Scrivere come camminare, la “conversione” delle parole

 

La scrittura ci converte ogni giorno con un nuovo dio, ci converte da noi stessi, dai nostri errori, dalle cose inutili che ci attraversano più o meno consapevolmente, e ci nutre fra illusioni e speranze.

Scrivere è come camminare.

È ricerca continua di sé e del mondo. È entrare dentro, non uscire mai, ché l’aria non manca. È toccare il profondo, quanto più infinito è il pensiero, al di là della logica. Quando si scrive è mistero avvolto dall’eccitazione, è probabilità, è abbattere la noia, i confini, le apatie. È dire a un cancro: no, non mi spaventi. È guardare in faccia la paura, imparare a non temerla, farci amicizia, riderci.

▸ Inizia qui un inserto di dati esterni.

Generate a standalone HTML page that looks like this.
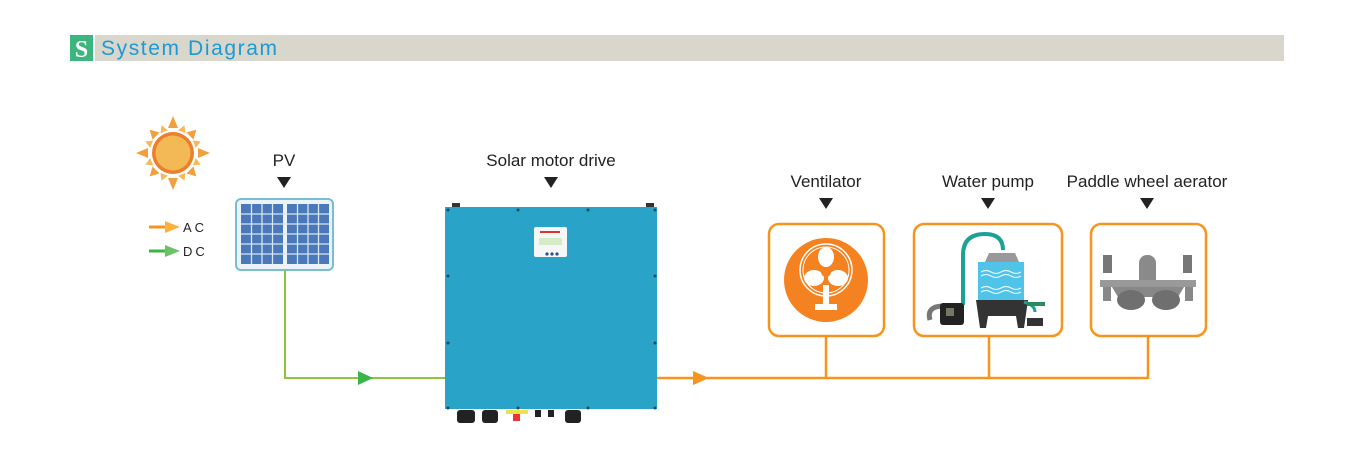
<!DOCTYPE html>
<html><head><style>body{margin:0;background:#fff}svg{display:block}text{font-family:"Liberation Sans",sans-serif}</style></head><body>
<svg width="1362" height="450" viewBox="0 0 1362 450">
<rect x="95" y="35" width="1189" height="26" fill="#d9d6cb"/>
<rect x="70" y="35" width="23" height="26" fill="#3db57f"/>
<text x="81.5" y="57" font-size="24" font-weight="bold" fill="#fff" text-anchor="middle" style="font-family:'Liberation Serif',serif">S</text>
<text x="101" y="55" font-size="21" fill="#1a9ad6" letter-spacing="1.6">System Diagram</text>
<!-- sun -->
<g transform="translate(173,153)">
<g fill="#f0a03c">
<polygon points="0,-37 5,-25 -5,-25"/><polygon points="0,37 5,25 -5,25"/><polygon points="-37,0 -25,5 -25,-5"/><polygon points="37,0 25,5 25,-5"/>
<g transform="rotate(45)"><polygon points="0,-33 5,-24 -5,-24"/><polygon points="0,33 5,24 -5,24"/><polygon points="-33,0 -24,5 -24,-5"/><polygon points="33,0 24,5 24,-5"/></g>
<g transform="rotate(22.5)" fill="#f5b95a"><polygon points="0,-30 4,-23 -4,-23"/><polygon points="0,30 4,23 -4,23"/><polygon points="-30,0 -23,4 -23,-4"/><polygon points="30,0 23,4 23,-4"/></g>
<g transform="rotate(67.5)" fill="#f5b95a"><polygon points="0,-30 4,-23 -4,-23"/><polygon points="0,30 4,23 -4,23"/><polygon points="-30,0 -23,4 -23,-4"/><polygon points="30,0 23,4 23,-4"/></g>
</g>
<circle r="23" fill="#fff"/><circle r="21" fill="#ec7e2d"/><circle r="17.5" fill="#f3b955"/>
</g>
<!-- legend -->
<line x1="149" y1="227" x2="167" y2="227" stroke="#f7941d" stroke-width="3"/><polygon points="165,221 180,227 165,233" fill="#fbb040"/>
<text x="183" y="232" font-size="13" fill="#222" letter-spacing="3">AC</text>
<line x1="149" y1="251" x2="167" y2="251" stroke="#39b54a" stroke-width="3"/><polygon points="165,245 180,251 165,257" fill="#6cc164"/>
<text x="183" y="256" font-size="13" fill="#222" letter-spacing="3">DC</text>
<!-- PV -->
<text x="284" y="166" font-size="17" fill="#222" text-anchor="middle">PV</text>
<polygon points="277,177 291,177 284,188" fill="#222"/>
<rect x="236" y="199" width="97" height="71" rx="5" fill="#eaf3f7" stroke="#7bbcd0" stroke-width="2"/>
<g fill="#4a78b8">
<rect x="241" y="204" width="42" height="60"/><rect x="287" y="204" width="42" height="60"/>
</g>
<g stroke="#d8e6f0" stroke-width="1.3">
<line x1="251.5" y1="204" x2="251.5" y2="264"/><line x1="262" y1="204" x2="262" y2="264"/><line x1="272.5" y1="204" x2="272.5" y2="264"/>
<line x1="297.5" y1="204" x2="297.5" y2="264"/><line x1="308" y1="204" x2="308" y2="264"/><line x1="318.5" y1="204" x2="318.5" y2="264"/>
<line x1="241" y1="214" x2="329" y2="214"/><line x1="241" y1="224" x2="329" y2="224"/><line x1="241" y1="234" x2="329" y2="234"/><line x1="241" y1="244" x2="329" y2="244"/><line x1="241" y1="254" x2="329" y2="254"/>
</g>
<!-- lines -->
<polyline points="285,270 285,378 445,378" fill="none" stroke="#8cc63f" stroke-width="2"/>
<polygon points="358,371 373,378 358,385" fill="#39b54a"/>
<polyline points="657,378 1148,378" fill="none" stroke="#f7941d" stroke-width="2.5"/>
<polygon points="693,371 709,378 693,385" fill="#f7941d"/>
<g stroke="#f7941d" stroke-width="2.5"><line x1="826" y1="336" x2="826" y2="378"/><line x1="989" y1="336" x2="989" y2="378"/><line x1="1148" y1="336" x2="1148" y2="379"/></g>
<!-- inverter -->
<text x="551" y="166" font-size="17" fill="#222" text-anchor="middle">Solar motor drive</text>
<polygon points="544,177 558,177 551,188" fill="#222"/>
<rect x="452" y="203" width="8" height="5" fill="#333"/><rect x="646" y="203" width="8" height="5" fill="#333"/>
<rect x="445" y="207" width="212" height="202" fill="#2aa3c8"/>
<g fill="#1b4a60"><circle cx="448" cy="210" r="1.5"/><circle cx="518" cy="210" r="1.5"/><circle cx="588" cy="210" r="1.5"/><circle cx="655" cy="210" r="1.5"/><circle cx="448" cy="276" r="1.5"/><circle cx="655" cy="276" r="1.5"/><circle cx="448" cy="343" r="1.5"/><circle cx="655" cy="343" r="1.5"/><circle cx="448" cy="408" r="1.5"/><circle cx="518" cy="408" r="1.5"/><circle cx="588" cy="408" r="1.5"/><circle cx="655" cy="408" r="1.5"/></g>
<rect x="534" y="227" width="33" height="30" rx="2" fill="#f4f7f5"/>
<rect x="540" y="231" width="20" height="2" fill="#d33"/><rect x="539" y="238" width="23" height="7" fill="#d7ebc8"/>
<g fill="#2a4f8a"><circle cx="547" cy="254" r="1.6"/><circle cx="552" cy="254" r="1.6"/><circle cx="557" cy="254" r="1.6"/></g>
<g fill="#222"><rect x="457" y="410" width="18" height="13" rx="3"/><rect x="482" y="410" width="16" height="13" rx="3"/><rect x="535" y="410" width="6" height="7"/><rect x="548" y="410" width="6" height="7"/><rect x="565" y="410" width="16" height="13" rx="3"/></g>
<rect x="506" y="410" width="22" height="4" fill="#f0e04a"/><rect x="513" y="414" width="7" height="7" fill="#e33"/>
<!-- loads -->
<text x="826" y="187" font-size="17" fill="#222" text-anchor="middle">Ventilator</text>
<polygon points="819,198 833,198 826,209" fill="#222"/>
<text x="988" y="187" font-size="17" fill="#222" text-anchor="middle">Water pump</text>
<polygon points="981,198 995,198 988,209" fill="#222"/>
<text x="1147" y="187" font-size="17" fill="#222" text-anchor="middle">Paddle wheel aerator</text>
<polygon points="1140,198 1154,198 1147,209" fill="#222"/>
<g fill="#fff" stroke="#f7941d" stroke-width="2.5">
<rect x="769" y="224" width="115" height="112" rx="10"/><rect x="914" y="224" width="148" height="112" rx="10"/><rect x="1091" y="224" width="115" height="112" rx="10"/>
</g>
<!-- fan -->
<circle cx="826" cy="280" r="42" fill="#f58220"/>
<circle cx="826" cy="270" r="26" fill="none" stroke="#fff" stroke-width="1.5"/><circle cx="826" cy="270" r="23" fill="none" stroke="#fff" stroke-width="1"/>
<g fill="#fff"><ellipse cx="826" cy="257" rx="8" ry="10"/><ellipse cx="814" cy="278" rx="10" ry="8"/><ellipse cx="838" cy="278" rx="10" ry="8"/><rect x="823" y="285" width="6" height="20"/><rect x="815" y="304" width="22" height="6"/></g>
<circle cx="826" cy="272" r="5" fill="#f58220"/>
<!-- water pump -->
<path d="M963,305 L963,255 Q963,234 985,234 Q1003,234 1003,250" fill="none" stroke="#1aa394" stroke-width="4"/>
<polygon points="989,253 1015,253 1019,262 985,262" fill="#999"/>
<rect x="978" y="262" width="46" height="38" fill="#4fc3e8"/>
<g stroke="#e6f6fc" stroke-width="1.2" fill="none"><path d="M981,272 q5,-3 10,0 t10,0 t10,0 t10,0"/><path d="M981,276 q5,-3 10,0 t10,0 t10,0 t10,0"/><path d="M981,288 q5,-3 10,0 t10,0 t10,0 t10,0"/><path d="M981,292 q5,-3 10,0 t10,0 t10,0 t10,0"/></g>
<path d="M976,300 h52 l-4,28 h-6 l-2,-12 h-28 l-2,12 h-6 z" fill="#333"/>
<path d="M1024,302 Q1035,305 1035,312" fill="none" stroke="#1aa394" stroke-width="3"/>
<rect x="1027" y="302" width="18" height="4" fill="#2a8a5a"/>
<rect x="1027" y="318" width="16" height="8" fill="#333"/>
<path d="M930,320 q-4,-14 14,-14" fill="none" stroke="#777" stroke-width="5"/>
<rect x="940" y="303" width="24" height="22" rx="3" fill="#222"/><rect x="946" y="308" width="8" height="8" fill="#776"/>
<!-- aerator -->
<rect x="1139" y="255" width="17" height="40" rx="8" fill="#8a8a8a"/>
<rect x="1103" y="255" width="9" height="18" fill="#777"/><rect x="1183" y="255" width="9" height="18" fill="#777"/>
<rect x="1100" y="280" width="96" height="7" fill="#999"/>
<path d="M1112,287 h72 l-6,10 h-60 z" fill="#888"/>
<ellipse cx="1131" cy="300" rx="14" ry="10" fill="#6f6f6f"/><ellipse cx="1166" cy="300" rx="14" ry="10" fill="#6f6f6f"/>
<rect x="1103" y="287" width="8" height="14" fill="#888"/><rect x="1185" y="287" width="8" height="14" fill="#888"/>
</svg>
</body></html>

Scrivere vuol dire innamorarsi ancora delle nuvole.

Scrivere significa oltrepassare la soglia. Saltare l’asticella, quella della follia, oltre l’orrore della terribile realtà nella quale siamo fottutamente calati. È essere dannatamente dolci, fragili, belli, senza che nessuno possa sentirsi in dovere di terrorizzare. È come dire: eccomi, ingravidatemi! Ché la Gualtieri con i suoi versi su questo insiste. Divenire. Sublimare. Essere. Riconoscersi e disconoscersi. Vivere.